Charting a Course to Monitor the Education 2030 Agenda

By Silvia Montoya, Director of the UNESCO Institute for Statistics, and Dankert Vedeler, Co-Chair of the SDG Education 2030 Steering Committee

Can the pursuit of the Sustainable Development Goals (SDGs) really change the world for the better in just 15 years? One thing’s for sure: we’ll never know without good data. SDG 4 – Education 2030 – is so ambitious that we will need more and better data to monitor progress, identify bottlenecks and, above all, sharpen policies and ensure that every dollar invested in education makes a tangible difference in people’s lives.

As things stand, the world as a whole gathers only about half of the data needed to monitor progress towards the global education targets. Data availability falls even further in terms of disaggregated data which are needed to monitor and ensure that everyone – no matter what conditions they face – counts in the efforts to achieve each target.

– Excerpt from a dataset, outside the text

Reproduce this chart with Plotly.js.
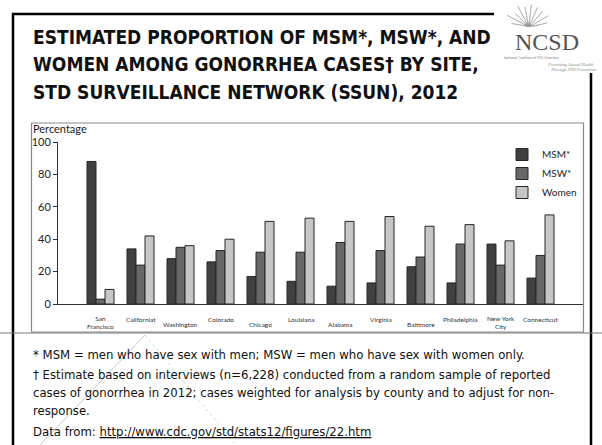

We also need different types of information, especially in the area of learning outcomes. There is a growing number of national assessments globally, as shown in our Learning Assessment Capacity Index (LACI). Yet to make the most of these different initiatives, we must work together and lay the foundations to produce reliable and internationally-comparable data through the Global Alliance to Monitor Learning (GAML).

Overall, countries need practical skills on how to gather and use new sources of information, methodologies and data to monitor progress towards their education priorities and the global targets. This will require a tremendous effort, but a new UIS Digest, entitled Laying the Foundation to Measure Sustainable Development Goal 4, makes the case that it will be worth it, by showing the way forward for key SDG education targets.

Equity issues, a key priority of the SDGs, will come to the forefront through the use of parity indices. The parity index simply divides the indicator value for one group (e.g. girls) by the value for a comparison group (e.g. boys), with values between 0.97 and 1.03 generally representing parity, and any other value showing a disparity between the two groups. But are countries ready to produce the disaggregated data needed for parity indices?

As reported in the Digest, the UIS recently undertook a regional assessment of data availability in a survey conducted among Member States. According to the results, most countries can report SDG indicators that can be disaggregated by basic individual characteristics, such as sex, age and location.

Only a few countries, however, have available data disaggregated by wealth or disability status. According to the UIS, 85% of the available data for the global indicators can be disaggregated by sex, and 74% and 63% by location and age, respectively. But only 14% can be disaggregated by wealth and only 19% by disability status.

 While highlighting these data gaps, the Digest also shows how they can be addressed and used for maximum benefit. For example, by creating parity indices by level of education, we can see how inequities play out across education levels – a major finding that you would never see in a single ‘snapshot’ of a single level of schooling.

 This is the key message of the Digest and the vision underlying every effort of the UIS: it is not enough to just produce data – we need statistical information that countries, donors and civil society groups can use to bring about change. There is no denying the complexity of producing internationally-comparable indicators, especially when trying to measure challenging areas such as learning and equity. This is why the UIS works closely with countries and a wide range of partners to develop the methodologies, standards and tools to produce the indicators. But SDG 4 demands that we go a step further – and use the data to tap into the transformative power of education.

With this goal in mind, the UIS has released a new indicator, for example, on school readiness making use of historical data that goes back to 2000.  In our eAtlas for Education 2030, we see that more children are benefiting from exposure to formal learning one year before they are at the intended age to start primary education. But as shown in the map below, there is much more to be done, with vast numbers of children still not benefiting from being prepared for school. This, in turn, is a signal for greater investment in this crucial early stage of a child’s life-long learning.

What next?

It should be no surprise that many countries face serious challenges in improving education data, especially given the vast ambitions enshrined in the new SDG agenda. In the field of learning, we need to tackle data gaps and dilemmas by creating a global framework for reference, which would align and harmonize common content. We need to tackle uneven quality in data processes through quality assessment, such as codes of practice with guidelines for improvement. And we need to tackle the sheer lack of data and its inadequate use by gathering far more data that can be used to improve teaching and learning.

But as highlighted in the Digest, these are technical issues with political significance. This is why the UIS is coordinating global efforts based on a key set of principles to:

  • Support and balance multiple viewpoints while identifying globally-relevant areas of learning;
  • Conceptualize how national and regional data can help inform global education measurement; and
  • Strike a balance between global competences and the role of local influences and goals on education.

The new Digest offers a roadmap for better measurement. It is the first in a new publication series that will report each year on progress towards better measurement and the use of data. It will examine areas that are difficult to measure, while sharing good practices, especially in relation to education quality and equity – highlighting national and global efforts to track progress on education to 2030. We believe that success breeds success: by showing how good data enhance progress for children, we strengthen the case for greater investment.